§ **Requirements**: Starting at the line that contains "What matplotlib code" and stopping at the line that contains "dodge = [-0.01, 0.0, 0.01]", return those lines exactly and nothing else. Both end lines count; pictures do not.

§ **Record extracts**:
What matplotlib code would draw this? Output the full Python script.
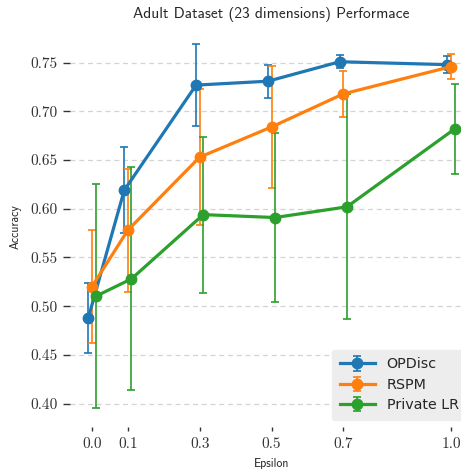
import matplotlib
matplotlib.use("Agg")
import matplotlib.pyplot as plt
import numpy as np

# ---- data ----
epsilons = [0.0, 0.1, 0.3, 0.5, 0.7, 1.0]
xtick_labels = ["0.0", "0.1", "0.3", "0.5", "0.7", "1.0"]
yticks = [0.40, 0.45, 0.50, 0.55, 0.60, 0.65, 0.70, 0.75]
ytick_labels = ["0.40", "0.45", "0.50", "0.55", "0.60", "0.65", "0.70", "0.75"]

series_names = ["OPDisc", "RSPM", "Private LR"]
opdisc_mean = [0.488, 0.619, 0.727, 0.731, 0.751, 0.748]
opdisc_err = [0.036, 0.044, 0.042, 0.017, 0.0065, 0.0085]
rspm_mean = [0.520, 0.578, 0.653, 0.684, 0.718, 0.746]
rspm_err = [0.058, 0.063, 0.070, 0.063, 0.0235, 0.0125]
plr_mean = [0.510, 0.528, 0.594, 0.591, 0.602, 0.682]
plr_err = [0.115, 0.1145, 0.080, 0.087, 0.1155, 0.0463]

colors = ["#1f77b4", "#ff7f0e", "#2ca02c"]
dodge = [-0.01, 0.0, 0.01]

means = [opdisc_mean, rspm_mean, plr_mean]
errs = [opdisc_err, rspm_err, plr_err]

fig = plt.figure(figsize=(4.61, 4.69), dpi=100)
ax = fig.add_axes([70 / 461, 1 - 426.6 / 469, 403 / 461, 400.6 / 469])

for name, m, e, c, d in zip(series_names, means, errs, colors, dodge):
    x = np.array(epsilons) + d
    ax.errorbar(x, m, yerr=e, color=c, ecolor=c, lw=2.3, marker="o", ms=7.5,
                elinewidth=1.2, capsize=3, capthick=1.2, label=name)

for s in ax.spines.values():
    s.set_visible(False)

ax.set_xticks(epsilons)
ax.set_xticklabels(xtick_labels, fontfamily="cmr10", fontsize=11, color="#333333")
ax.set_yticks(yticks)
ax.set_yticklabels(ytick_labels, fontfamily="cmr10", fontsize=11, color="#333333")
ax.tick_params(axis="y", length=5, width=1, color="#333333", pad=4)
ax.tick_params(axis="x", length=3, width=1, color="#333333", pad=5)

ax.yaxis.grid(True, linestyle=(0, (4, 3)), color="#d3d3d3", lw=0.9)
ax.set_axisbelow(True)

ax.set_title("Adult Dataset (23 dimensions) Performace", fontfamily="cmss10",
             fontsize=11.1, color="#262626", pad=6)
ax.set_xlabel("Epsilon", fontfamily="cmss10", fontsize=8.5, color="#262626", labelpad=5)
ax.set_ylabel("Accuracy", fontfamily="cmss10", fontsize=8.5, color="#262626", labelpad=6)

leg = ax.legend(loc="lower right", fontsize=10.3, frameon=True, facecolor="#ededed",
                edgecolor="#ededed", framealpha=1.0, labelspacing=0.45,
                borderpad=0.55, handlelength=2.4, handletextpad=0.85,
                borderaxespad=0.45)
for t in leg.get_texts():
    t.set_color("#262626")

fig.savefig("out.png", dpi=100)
...
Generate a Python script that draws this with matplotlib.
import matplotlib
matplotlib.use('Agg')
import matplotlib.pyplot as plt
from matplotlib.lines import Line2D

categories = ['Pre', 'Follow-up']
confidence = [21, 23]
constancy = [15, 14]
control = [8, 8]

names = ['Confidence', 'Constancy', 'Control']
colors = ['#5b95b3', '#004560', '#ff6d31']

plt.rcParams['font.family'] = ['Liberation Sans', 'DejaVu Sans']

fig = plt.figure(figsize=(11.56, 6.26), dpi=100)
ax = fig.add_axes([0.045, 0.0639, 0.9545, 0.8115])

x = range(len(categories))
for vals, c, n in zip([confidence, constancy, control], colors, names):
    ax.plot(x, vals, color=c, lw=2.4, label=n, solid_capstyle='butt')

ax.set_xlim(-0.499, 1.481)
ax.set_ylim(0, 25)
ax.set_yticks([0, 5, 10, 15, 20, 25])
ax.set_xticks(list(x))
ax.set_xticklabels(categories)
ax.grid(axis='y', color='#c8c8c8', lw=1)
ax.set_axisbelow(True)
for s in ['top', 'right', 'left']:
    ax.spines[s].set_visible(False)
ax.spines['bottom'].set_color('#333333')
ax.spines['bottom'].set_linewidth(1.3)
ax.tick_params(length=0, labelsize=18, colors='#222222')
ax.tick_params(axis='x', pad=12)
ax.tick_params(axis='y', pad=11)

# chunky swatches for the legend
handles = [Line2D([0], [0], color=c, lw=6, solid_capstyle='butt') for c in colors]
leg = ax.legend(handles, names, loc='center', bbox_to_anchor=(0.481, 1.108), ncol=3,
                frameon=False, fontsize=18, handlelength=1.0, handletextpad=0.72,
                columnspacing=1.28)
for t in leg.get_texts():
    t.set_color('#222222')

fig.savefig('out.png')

§ **Answer to this problem**:
What matplotlib code would draw this? Output the full Python script.
import matplotlib
matplotlib.use("Agg")
import matplotlib.pyplot as plt
import numpy as np

# ---- data ----
epsilons = [0.0, 0.1, 0.3, 0.5, 0.7, 1.0]
xtick_labels = ["0.0", "0.1", "0.3", "0.5", "0.7", "1.0"]
yticks = [0.40, 0.45, 0.50, 0.55, 0.60, 0.65, 0.70, 0.75]
ytick_labels = ["0.40", "0.45", "0.50", "0.55", "0.60", "0.65", "0.70", "0.75"]

series_names = ["OPDisc", "RSPM", "Private LR"]
opdisc_mean = [0.488, 0.619, 0.727, 0.731, 0.751, 0.748]
opdisc_err = [0.036, 0.044, 0.042, 0.017, 0.0065, 0.0085]
rspm_mean = [0.520, 0.578, 0.653, 0.684, 0.718, 0.746]
rspm_err = [0.058, 0.063, 0.070, 0.063, 0.0235, 0.0125]
plr_mean = [0.510, 0.528, 0.594, 0.591, 0.602, 0.682]
plr_err = [0.115, 0.1145, 0.080, 0.087, 0.1155, 0.0463]

colors = ["#1f77b4", "#ff7f0e", "#2ca02c"]
dodge = [-0.01, 0.0, 0.01]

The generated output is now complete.